Opinión

"El último cuento de Navidad"

Navidad del 73. Portugal padece de incendio de corazón. Salazar, el viejo fascista amigo del general Franco, controla el país con mano de hierro. La PIDE, la policía social, cruel y torturadora, controla todo. 

Portugal se desangra. Angola y Mozambique, sus colonias, luchan por la independencia. Los barcos regresan a Lisboa llenos de cadáveres muertos a machetazos. Gran parte de dos generaciones mueren en tierras africanas. 

Así las cosas, los jóvenes portugueses quieren emigrar a Francia, donde ya habitan muchos lusitanos.
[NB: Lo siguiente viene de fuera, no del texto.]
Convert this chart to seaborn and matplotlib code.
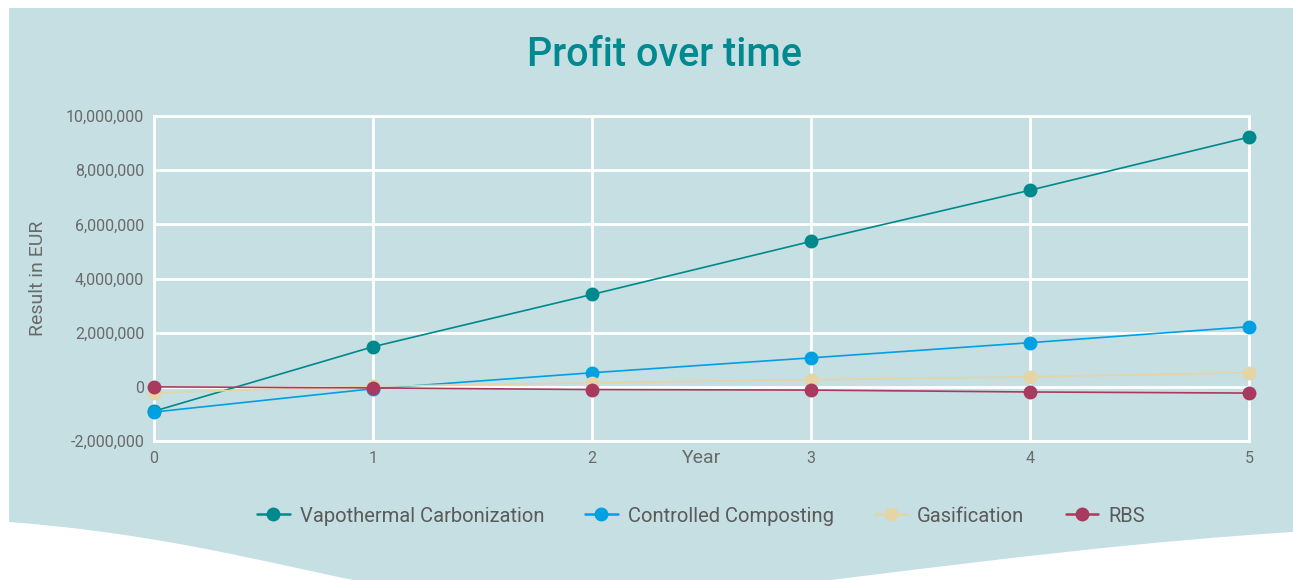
import numpy as np
import pandas as pd
import matplotlib
matplotlib.use("Agg")
import matplotlib.pyplot as plt
from matplotlib.path import Path
from matplotlib.patches import PathPatch
from matplotlib.lines import Line2D
from matplotlib.ticker import FuncFormatter
import seaborn as sns

years = [0, 1, 2, 3, 4, 5]
series_names = ["Vapothermal Carbonization", "Controlled Composting", "Gasification", "RBS"]
vapothermal = [-900000, 1480000, 3410000, 5370000, 7260000, 9220000]
composting = [-930000, -70000, 520000, 1070000, 1630000, 2220000]
gasification = [-220000, 20000, 150000, 260000, 370000, 520000]
rbs = [0, -40000, -100000, -120000, -190000, -230000]
colors = ["#00898C", "#00A0E3", "#E5D4A6", "#A93A5F"]
y_ticks = [-2000000, 0, 2000000, 4000000, 6000000, 8000000, 10000000]

BG = "#C5DFE3"
W, H = 1293, 580

sns.set_theme(style="white")
plt.rcParams["font.family"] = ["Roboto", "DejaVu Sans"]

df = pd.DataFrame({
    "Year": years * 4,
    "Value": vapothermal + composting + gasification + rbs,
    "Series": sum([[n] * len(years) for n in series_names], []),
})

fig = plt.figure(figsize=(W / 100, H / 100), dpi=100, facecolor="white")

# background panel with curved bottom
def fp(x, y):
    return (x / W, 1 - y / H)

verts = [fp(9, 8), fp(1293, 8), fp(1293, 532),
         fp(1000, 550), fp(700, 605), fp(560, 605),
         fp(380, 605), fp(250, 540), fp(9, 522),
         fp(9, 8)]
codes = [Path.MOVETO, Path.LINETO, Path.LINETO,
         Path.CURVE4, Path.CURVE4, Path.CURVE4,
         Path.CURVE4, Path.CURVE4, Path.CURVE4,
         Path.CLOSEPOLY]
fig.patches.append(PathPatch(Path(verts, codes), transform=fig.transFigure,
                             facecolor=BG, edgecolor="none", zorder=-5))

ax = fig.add_axes([154 / W, 1 - 441 / H, (1249 - 154) / W, (441 - 116) / H])
ax.set_zorder(2)
ax.set_facecolor("none")

sns.lineplot(data=df, x="Year", y="Value", hue="Series", hue_order=series_names,
             palette=colors, marker="o", markersize=10, markeredgewidth=0,
             linewidth=1.2, ax=ax, legend=False, zorder=3)

ax.set_xlim(0, 5)
ax.set_ylim(-2000000, 10000000)
ax.set_xticks(years)
ax.set_yticks(y_ticks)
ax.yaxis.set_major_formatter(FuncFormatter(lambda v, p: f"{int(v):,}"))
ax.grid(True, color="white", linewidth=2, zorder=1)
ax.set_axisbelow(True)
for s in ax.spines.values():
    s.set_color("white")
    s.set_linewidth(2)
ax.tick_params(axis="both", length=0, labelsize=11.5, labelcolor="#6A6A6A")
ax.tick_params(axis="x", pad=7)
ax.tick_params(axis="y", pad=7)
for m in ax.lines:
    m.set_clip_on(False)

ax.set_xlabel("Year", fontsize=14, color="#6A6A6A")
ax.xaxis.set_label_coords(0.5, -0.025)
ax.set_ylabel("Result in EUR", fontsize=14, color="#6A6A6A")
ax.yaxis.set_label_coords(-0.098, 0.5)

fig.text(664 / W, 1 - 55 / H, "Profit over time", ha="center", va="center",
         fontsize=28.5, fontweight="medium", color="#00898F")

handles = [Line2D([0], [0], color=c, marker="o", markersize=10, markeredgewidth=0,
                  linewidth=1.8) for c in colors]
leg = fig.legend(handles, series_names, loc="center", bbox_to_anchor=(701 / W, 1 - 516 / H),
                 ncol=4, frameon=False, fontsize=14.5, labelcolor="#5A5A5A",
                 handlelength=1.6, handletextpad=0.5, columnspacing=2.05)

fig.savefig("out.png", dpi=100, facecolor="white")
Ay, la policía no da pasaportes a nadie. 
Verín, 1973, vísperas de Nochebuena. Mis ojos adolescentes lo ven todo. La villa es un hormiguero. Taxistas y particulares no cesan de acarrear clandestinamente jóvenes  hasta la frontera francesa. Yo vi pagar cincuenta mil pesetas por un viaje. 

Un individuo, al pie de su 1500, espera la carga. Suben cinco personas. El coche parte velozmente. Ha de meterse a veces por carreteras no transitadas. Van contentos, huyen de la guerra y cantan villancicos de su tierra. 

Horas después llegan a las faldas de un monte. “Bajad, al otro lado de ese monte está Francia”. Se despiden del chófer, lo abrazan y cantan todos un villancico. La nieve les da por las rodillas. No van muy abrigados. Caminan deprisa. A la entrada de un pueblo se sorprenden, el cartel dice “Bienvenidos a…” Excuse, hermano lector, prometí no decir el nombre del pueblo zamorano. 

El desconcierto es total. Enseguida se dan cuenta del timo. Caen grandes copos de nieve. Temen sobre todo a la Guardia Civil. Deciden entrar en el pueblo, las casas están iluminadas pero no hay un alma en las calles. Es la Nochebuena del 73. 

Están ateridos. Desesperados, el más atrevido sugiere “Vamos ver o ‘padre”. Deciden llamar al caserón. Les abre un anciano cura, viste sotana vieja. Asombrado, les invita a entrar. Pronto darán las doce. Temblorosos le cuentan su desgracia. Es un cura de aldea, castellano y generoso. Les da de cenar y los acomoda como puede para dormir. 

Veinticinco de diciembre, día siguiente. El cura les llama “Arriba, arriba, portuguesiños. Primero a misa. Después tengo un regalo de Navidad para vosotros”. Los cinco rezan en la iglesia con devoción lusitana.

Termina la ceremonia, el cura camina con ellos en silencio. Como buen castellano, es parco en palabras. Cerca, discreto en la plaza, hay un furgón de pescado y un mocetón sonriente con su grisáceo mandil de trabajo. “Arriba, escondeos bajo las cajas. Nos vamos al linde con Francia…”

(Han pasado veinte años. Aquellos cinco jóvenes han seguido sus ‘sinos’. Uno de ellos, el más bravo de aquella lejana Navidad, regenta un restaurante en Chaves. Cuando entra el cliente, de inmediato lo reconoce. Le sirve la comida con esmero. El fulano va al servicio. Ya sabes, en Portugal todo el mundo tiene un arma. Mientras lava sus manos, el dueño le incrusta la pistola en los riñones. “Você, vem comigo”. 
Ambos suben a un todoterreno. El español no entiende nada y tiembla. El chófer conduce por un frondoso bosque, sólo le dice “Cante canções de natal”. Horas después se detienen. “Salga você. Tire tuda a roupa. Agora caminhe: ‘Al otro lado de ese monte está Francia”).